I thought Mr. “potter” raised some points worth addressing, which I did along these lines:
1. No one, “extremists” or otherwise, will “take over” the page. The fact is that we still have to sift through the vast number of letters we get, pick a good, representative sample of them to run, edit them, put them on the page, then proof the page before publishing it. Our role in all that is in no way diminished. (In other words, “Lee,” this doesn’t give us a “day off.”) There’s just room for more letters than before.
2. The first morning legislators are in town each week of the session is Tuesday, not Monday. So the most relevant days to run statewide-issue editorials, if you want lawmakers to be part of your audience, are Tuesday, Wednesday, Thursday and our biggest-circulation day, Sunday.
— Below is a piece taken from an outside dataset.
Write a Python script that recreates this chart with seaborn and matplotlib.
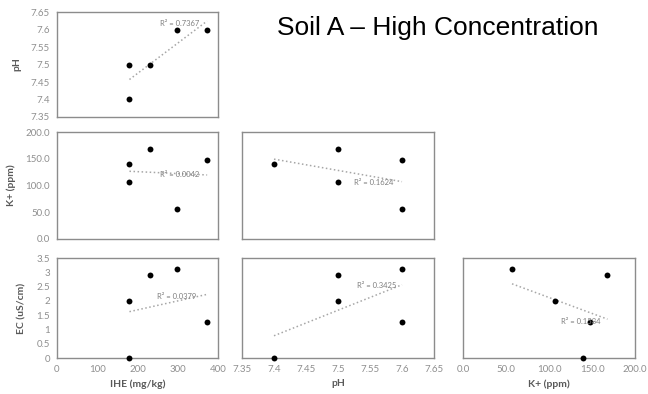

3. We do our best to spot and frustrate any attempt to stuff our letters space via an “organized” campaign. I’m sure there are some that are sophisticated enough to mask it, but from what I’ve seen, most letter-writing campaigns are pretty ham-handed and obvious. On the other hand, will you see people making similar points and seeming to walk in lockstep with other letter writers? Yep. But that is mostly attributable to the fact that partisan politics — with the media acting as facilitators — has oversimplified all too many complex issues to the point that too many people see things in the same black-and-white terms, and even express themselves using the same “talking points” that one side or the other of our polarized politics has generally agreed upon. That can make a lot of letters look like a part of a campaign when they are not.
Check out tomorrow’s page and see what you think.